● **Request**: Go through the lines below. Copy those with "that".

(Stored records)
========================================================================
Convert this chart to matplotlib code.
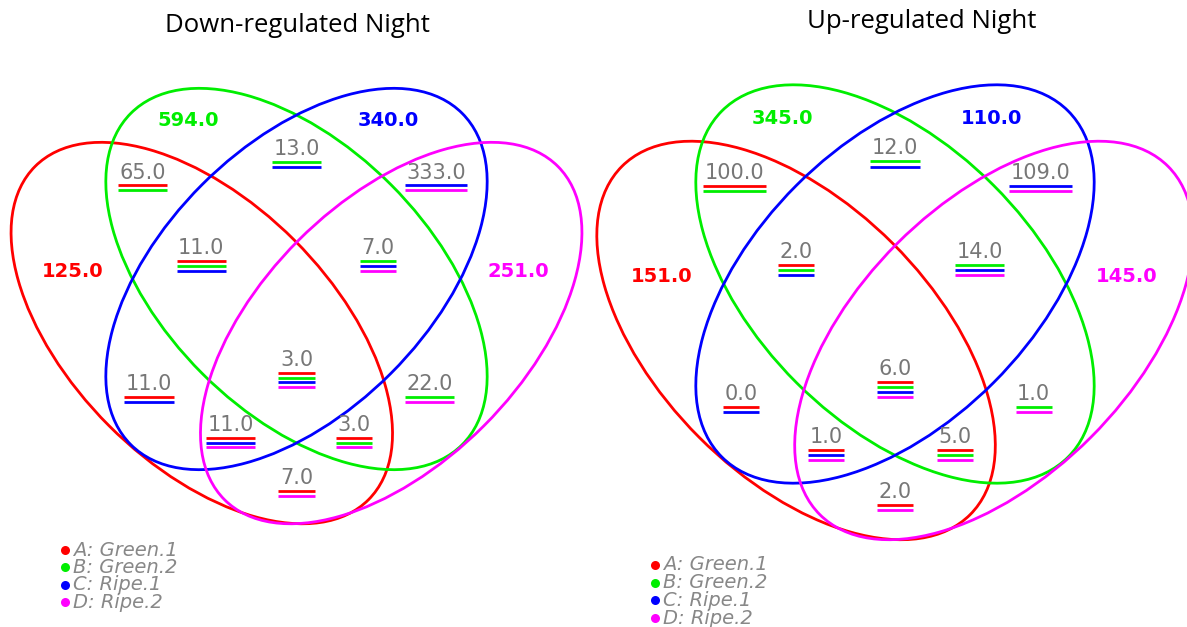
import matplotlib
matplotlib.use('Agg')
import matplotlib.pyplot as plt
from matplotlib.patches import Ellipse

# sets and colours
set_names = ['A: Green.1', 'B: Green.2', 'C: Ripe.1', 'D: Ripe.2']
set_colors = ['#ff0000', '#00ee00', '#0000ff', '#ff00ff']

# venn regions and counts
regions = ['A', 'B', 'C', 'D', 'AB', 'BC', 'CD', 'ABC', 'BCD',
           'AC', 'ABCD', 'BD', 'ACD', 'ABD', 'AD']
down_counts = [125, 594, 340, 251, 65, 13, 333, 11, 7, 11, 3, 22, 11, 3, 7]
up_counts = [151, 345, 110, 145, 100, 12, 109, 2, 14, 0, 6, 1, 1, 5, 2]
titles = ['Down-regulated Night', 'Up-regulated Night']

# label places in diagram units (1 = semi-major axis of the inner ellipses)
label_pos = {
    'A': (-0.952, -0.03), 'B': (-0.459, -0.676), 'C': (0.392, -0.676), 'D': (0.944, -0.03),
    'AB': (-0.655, -0.453), 'BC': (0.0, -0.553), 'CD': (0.594, -0.453),
    'ABC': (-0.405, -0.131), 'BCD': (0.345, -0.131),
    'AC': (-0.628, 0.448), 'ABCD': (0.0, 0.345), 'BD': (0.565, 0.448),
    'ACD': (-0.28, 0.622), 'ABD': (0.246, 0.622), 'AD': (0.0, 0.847),
}
# ellipse centre offsets, semi axes and angle (y grows downwards)
ell_geom = [(-0.403, 0.23, 1.003, 0.558, 45),
            (0.0, 0.0, 0.997, 0.568, 45),
            (0.0, 0.0, 0.997, 0.568, -45),
            (0.403, 0.23, 1.003, 0.558, -45)]

panels = [
    dict(cx=296.5, cy=279, s=235, tx=297, ty=32, lx=65, ly=550, ldy=17.4),
    dict(cx=895, cy=284, s=245.5, tx=922, ty=28, lx=655, ly=565, ldy=17.7),
]

W, H = 1187, 627
fig = plt.figure(figsize=(W / 100, H / 100), dpi=100)
ax = fig.add_axes([0, 0, 1, 1])
ax.set_xlim(0, W)
ax.set_ylim(H, 0)
ax.axis('off')

gray = '#777777'
under = []  # (text, colour list, scale, y)
for p, counts, title in zip(panels, [down_counts, up_counts], titles):
    cx, cy, s = p['cx'], p['cy'], p['s']
    for (dx, dy, a, b, ang), col in zip(ell_geom, set_colors):
        ax.add_patch(Ellipse((cx + dx * s, cy + dy * s), 2 * a * s, 2 * b * s,
                             angle=ang, fill=False, ec=col, lw=2))
    for reg, v in zip(regions, counts):
        x = cx + label_pos[reg][0] * s
        y = cy + label_pos[reg][1] * s
        lab = f'{v:.1f}'
        if len(reg) == 1:
            ax.text(x, y, lab, ha='center', va='center', fontsize=14,
                    fontweight='bold', color=set_colors['ABCD'.index(reg)])
        else:
            t = ax.text(x, y, lab, ha='center', va='center', fontsize=15, color=gray)
            under.append((t, [set_colors['ABCD'.index(c)] for c in reg], s, y))
    ax.text(p['tx'], p['ty'], title, ha='center', va='baseline', fontsize=18.5,
            family='Open Sans', color='black')
    for i, (nm, col) in enumerate(zip(set_names, set_colors)):
        yy = p['ly'] + i * p['ldy']
        ax.plot(p['lx'], yy, 'o', color=col, ms=6.5, mec='none')
        ax.text(p['lx'] + 8, yy, nm, ha='left', va='center', fontsize=14,
                style='italic', color='#888888')

# underlines in the colours of the sets that share the region
fig.canvas.draw()
r = fig.canvas.get_renderer()
inv = ax.transData.inverted()
for t, cols, s, y in under:
    bb = t.get_window_extent(r)
    x0 = inv.transform((bb.x0, 0))[0] - 1.5
    x1 = inv.transform((bb.x1, 0))[0] + 1.5
    for k, col in enumerate(cols):
        yl = y + 0.054 * s + k * 0.0205 * s
        ax.plot([x0, x1], [yl, yl], color=col, lw=2, solid_capstyle='butt')

fig.savefig('out.png', dpi=100)
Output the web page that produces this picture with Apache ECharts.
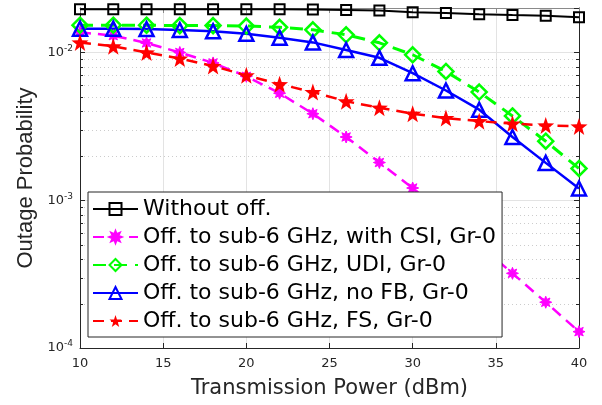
========================================================================
● **Full response**:
# underlines in the colours of the sets that share the region
Output the web page that produces this picture with Apache ECharts.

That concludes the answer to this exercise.